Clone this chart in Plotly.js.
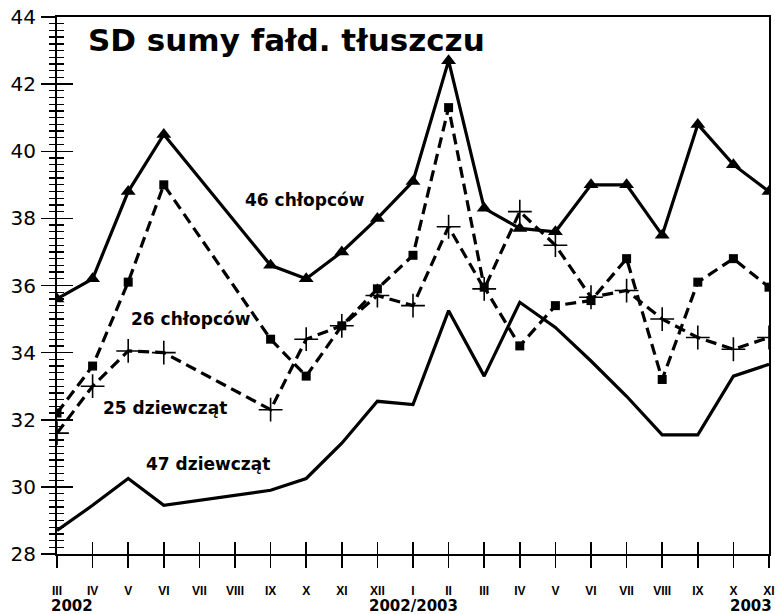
<!DOCTYPE html>
<html><head><meta charset="utf-8">
<script src="https://cdn.plot.ly/plotly-3.0.1.min.js"></script>
<style>html,body{margin:0;padding:0;background:#fff}#c{width:775px;height:614px}</style>
</head><body><div id="c"></div>
<script>
const months = ["III","IV","V","VI","VII","VIII","IX","X","XI","XII","I","II","III","IV","V","VI","VII","VIII","IX","X","XI"];
const yearLabels = ["2002","2002/2003","2003"];
const boys46  = [35.6,36.2,38.8,40.5,null,null,36.6,36.2,37.0,38.0,39.1,42.7,38.3,37.7,37.6,39.0,39.0,37.5,40.8,39.6,38.8];
const boys26  = [32.2,33.6,36.1,39.0,null,null,34.4,33.3,34.8,35.9,36.9,41.3,35.95,34.2,35.4,35.55,36.8,33.2,36.1,36.8,35.95];
const girls25 = [31.6,33.0,34.05,34.0,null,null,32.3,34.4,34.8,35.7,35.4,37.75,35.9,38.2,37.2,35.65,35.85,35.0,34.45,34.1,34.45];
const girls47 = [28.7,29.45,30.25,29.45,null,null,29.9,30.25,31.3,32.55,32.45,35.25,33.3,35.5,34.75,33.75,32.7,31.55,31.55,33.3,33.65];
const seriesNames = ["46 chłopców","26 chłopców","25 dziewcząt","47 dziewcząt"];
const titleText = "SD sumy fałd. tłuszczu";

const idx = months.map((m,i)=>i);
const F = "Liberation Sans, Arial, sans-serif";
const D = "DejaVu Sans, Verdana, sans-serif";
const solid = {color:"#000", width:3.2};
const dashed = {color:"#000", width:3.2, dash:"11px,6px"};

const traces = [
  {x:idx, y:girls47, mode:"lines", line:solid, connectgaps:true, xaxis:"x2", yaxis:"y2", name:seriesNames[3]},
  {x:idx, y:girls25, mode:"lines+markers", line:dashed, connectgaps:true, xaxis:"x2", yaxis:"y2",
   marker:{symbol:"cross-thin", size:17, line:{width:1.6, color:"#000"}, color:"#000"}, name:seriesNames[2]},
  {x:idx, y:boys26, mode:"lines+markers", line:dashed, connectgaps:true,
   marker:{symbol:"square", size:9, color:"#000"}, name:seriesNames[1]},
  {x:idx, y:boys46, mode:"lines+markers", line:solid, connectgaps:true,
   marker:{symbol:"triangle-up", size:13, color:"#000"}, name:seriesNames[0]}
];

const layout = {
  width:775, height:614, paper_bgcolor:"#fff", plot_bgcolor:"#fff", showlegend:false,
  margin:{l:57, r:6, t:17, b:60},
  xaxis: {range:[0,20], tickvals:idx, ticktext:months, showline:true, linewidth:2, linecolor:"#000",
    ticks:"outside", ticklen:12, tickwidth:1.5, tickcolor:"#000", showgrid:false, zeroline:false,
    tickfont:{family:F, size:12, color:"#000", weight:"bold"}, ticklabelstandoff:13, mirror:true},
  yaxis: {range:[28,44], dtick:2, showline:true, linewidth:2, linecolor:"#000", mirror:true,
    ticks:"outside", ticklen:14, tickwidth:1.5, tickcolor:"#000", showgrid:false, zeroline:false,
    tickfont:{family:D, size:20, color:"#000"}, ticklabelstandoff:1,
    minor:{dtick:0.2, ticks:"outside", ticklen:6, tickwidth:1.3, tickcolor:"#000"}},
  xaxis2: {range:[0,20], overlaying:"x", anchor:"y2", tickvals:idx, showticklabels:false,
    ticks:"inside", ticklen:12, tickwidth:1.5, tickcolor:"#000", showgrid:false, zeroline:false, showline:false},
  yaxis2: {range:[28,44], overlaying:"y", anchor:"x2", dtick:2, showticklabels:false,
    ticks:"inside", ticklen:16, tickwidth:1.5, tickcolor:"#000", showgrid:false, zeroline:false, showline:false,
    minor:{dtick:0.2, ticks:"inside", ticklen:7, tickwidth:1.3, tickcolor:"#000"}},
  annotations: [
    {text:titleText, xref:"paper", yref:"paper", x:0.323, y:0.957, xanchor:"center", yanchor:"middle", showarrow:false,
     font:{family:D, size:31, color:"#000", weight:"bold"}},
    {text:seriesNames[0], x:6.97, y:38.54, xanchor:"center", yanchor:"middle", showarrow:false, font:{family:D, size:17, color:"#000", weight:"bold"}},
    {text:seriesNames[1], x:3.77, y:35.0, xanchor:"center", yanchor:"middle", showarrow:false, font:{family:D, size:17, color:"#000", weight:"bold"}},
    {text:seriesNames[2], x:3.03, y:32.36, xanchor:"center", yanchor:"middle", showarrow:false, font:{family:D, size:17, color:"#000", weight:"bold"}},
    {text:seriesNames[3], x:4.25, y:30.69, xanchor:"center", yanchor:"middle", showarrow:false, font:{family:D, size:17, color:"#000", weight:"bold"}},
    {text:yearLabels[0], xref:"x", yref:"paper", x:0, y:-0.097, xanchor:"left", yanchor:"middle", xshift:-8, showarrow:false,
     font:{family:D, size:15, color:"#000", weight:"bold"}},
    {text:yearLabels[1], xref:"x", yref:"paper", x:10, y:-0.097, xanchor:"center", yanchor:"middle", showarrow:false,
     font:{family:D, size:15, color:"#000", weight:"bold"}},
    {text:yearLabels[2], xref:"x", yref:"paper", x:20, y:-0.097, xanchor:"right", yanchor:"middle", xshift:5, showarrow:false,
     font:{family:D, size:15, color:"#000", weight:"bold"}}
  ]
};
Plotly.newPlot("c", traces, layout, {displayModeBar:false, staticPlot:true});
</script></body></html>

What the task requires:
Extract the full listing above verbatim; pictures are to be left out of the copy.

Exercise answer:
Clone this chart in Plotly.js.
<!DOCTYPE html>
<html><head><meta charset="utf-8">
<script src="https://cdn.plot.ly/plotly-3.0.1.min.js"></script>
<style>html,body{margin:0;padding:0;background:#fff}#c{width:775px;height:614px}</style>
</head><body><div id="c"></div>
<script>
const months = ["III","IV","V","VI","VII","VIII","IX","X","XI","XII","I","II","III","IV","V","VI","VII","VIII","IX","X","XI"];
const yearLabels = ["2002","2002/2003","2003"];
const boys46  = [35.6,36.2,38.8,40.5,null,null,36.6,36.2,37.0,38.0,39.1,42.7,38.3,37.7,37.6,39.0,39.0,37.5,40.8,39.6,38.8];
const boys26  = [32.2,33.6,36.1,39.0,null,null,34.4,33.3,34.8,35.9,36.9,41.3,35.95,34.2,35.4,35.55,36.8,33.2,36.1,36.8,35.95];
const girls25 = [31.6,33.0,34.05,34.0,null,null,32.3,34.4,34.8,35.7,35.4,37.75,35.9,38.2,37.2,35.65,35.85,35.0,34.45,34.1,34.45];
const girls47 = [28.7,29.45,30.25,29.45,null,null,29.9,30.25,31.3,32.55,32.45,35.25,33.3,35.5,34.75,33.75,32.7,31.55,31.55,33.3,33.65];
const seriesNames = ["46 chłopców","26 chłopców","25 dziewcząt","47 dziewcząt"];
const titleText = "SD sumy fałd. tłuszczu";

const idx = months.map((m,i)=>i);
const F = "Liberation Sans, Arial, sans-serif";
const D = "DejaVu Sans, Verdana, sans-serif";
const solid = {color:"#000", width:3.2};
const dashed = {color:"#000", width:3.2, dash:"11px,6px"};

const traces = [
  {x:idx, y:girls47, mode:"lines", line:solid, connectgaps:true, xaxis:"x2", yaxis:"y2", name:seriesNames[3]},
  {x:idx, y:girls25, mode:"lines+markers", line:dashed, connectgaps:true, xaxis:"x2", yaxis:"y2",
   marker:{symbol:"cross-thin", size:17, line:{width:1.6, color:"#000"}, color:"#000"}, name:seriesNames[2]},
  {x:idx, y:boys26, mode:"lines+markers", line:dashed, connectgaps:true,
   marker:{symbol:"square", size:9, color:"#000"}, name:seriesNames[1]},
  {x:idx, y:boys46, mode:"lines+markers", line:solid, connectgaps:true,
   marker:{symbol:"triangle-up", size:13, color:"#000"}, name:seriesNames[0]}
];

const layout = {
  width:775, height:614, paper_bgcolor:"#fff", plot_bgcolor:"#fff", showlegend:false,
  margin:{l:57, r:6, t:17, b:60},
  xaxis: {range:[0,20], tickvals:idx, ticktext:months, showline:true, linewidth:2, linecolor:"#000",
    ticks:"outside", ticklen:12, tickwidth:1.5, tickcolor:"#000", showgrid:false, zeroline:false,
    tickfont:{family:F, size:12, color:"#000", weight:"bold"}, ticklabelstandoff:13, mirror:true},
  yaxis: {range:[28,44], dtick:2, showline:true, linewidth:2, linecolor:"#000", mirror:true,
    ticks:"outside", ticklen:14, tickwidth:1.5, tickcolor:"#000", showgrid:false, zeroline:false,
    tickfont:{family:D, size:20, color:"#000"}, ticklabelstandoff:1,
    minor:{dtick:0.2, ticks:"outside", ticklen:6, tickwidth:1.3, tickcolor:"#000"}},
  xaxis2: {range:[0,20], overlaying:"x", anchor:"y2", tickvals:idx, showticklabels:false,
    ticks:"inside", ticklen:12, tickwidth:1.5, tickcolor:"#000", showgrid:false, zeroline:false, showline:false},
  yaxis2: {range:[28,44], overlaying:"y", anchor:"x2", dtick:2, showticklabels:false,
    ticks:"inside", ticklen:16, tickwidth:1.5, tickcolor:"#000", showgrid:false, zeroline:false, showline:false,
    minor:{dtick:0.2, ticks:"inside", ticklen:7, tickwidth:1.3, tickcolor:"#000"}},
  annotations: [
    {text:titleText, xref:"paper", yref:"paper", x:0.323, y:0.957, xanchor:"center", yanchor:"middle", showarrow:false,
     font:{family:D, size:31, color:"#000", weight:"bold"}},
    {text:seriesNames[0], x:6.97, y:38.54, xanchor:"center", yanchor:"middle", showarrow:false, font:{family:D, size:17, color:"#000", weight:"bold"}},
    {text:seriesNames[1], x:3.77, y:35.0, xanchor:"center", yanchor:"middle", showarrow:false, font:{family:D, size:17, color:"#000", weight:"bold"}},
    {text:seriesNames[2], x:3.03, y:32.36, xanchor:"center", yanchor:"middle", showarrow:false, font:{family:D, size:17, color:"#000", weight:"bold"}},
    {text:seriesNames[3], x:4.25, y:30.69, xanchor:"center", yanchor:"middle", showarrow:false, font:{family:D, size:17, color:"#000", weight:"bold"}},
    {text:yearLabels[0], xref:"x", yref:"paper", x:0, y:-0.097, xanchor:"left", yanchor:"middle", xshift:-8, showarrow:false,
     font:{family:D, size:15, color:"#000", weight:"bold"}},
    {text:yearLabels[1], xref:"x", yref:"paper", x:10, y:-0.097, xanchor:"center", yanchor:"middle", showarrow:false,
     font:{family:D, size:15, color:"#000", weight:"bold"}},
    {text:yearLabels[2], xref:"x", yref:"paper", x:20, y:-0.097, xanchor:"right", yanchor:"middle", xshift:5, showarrow:false,
     font:{family:D, size:15, color:"#000", weight:"bold"}}
  ]
};
Plotly.newPlot("c", traces, layout, {displayModeBar:false, staticPlot:true});
</script></body></html>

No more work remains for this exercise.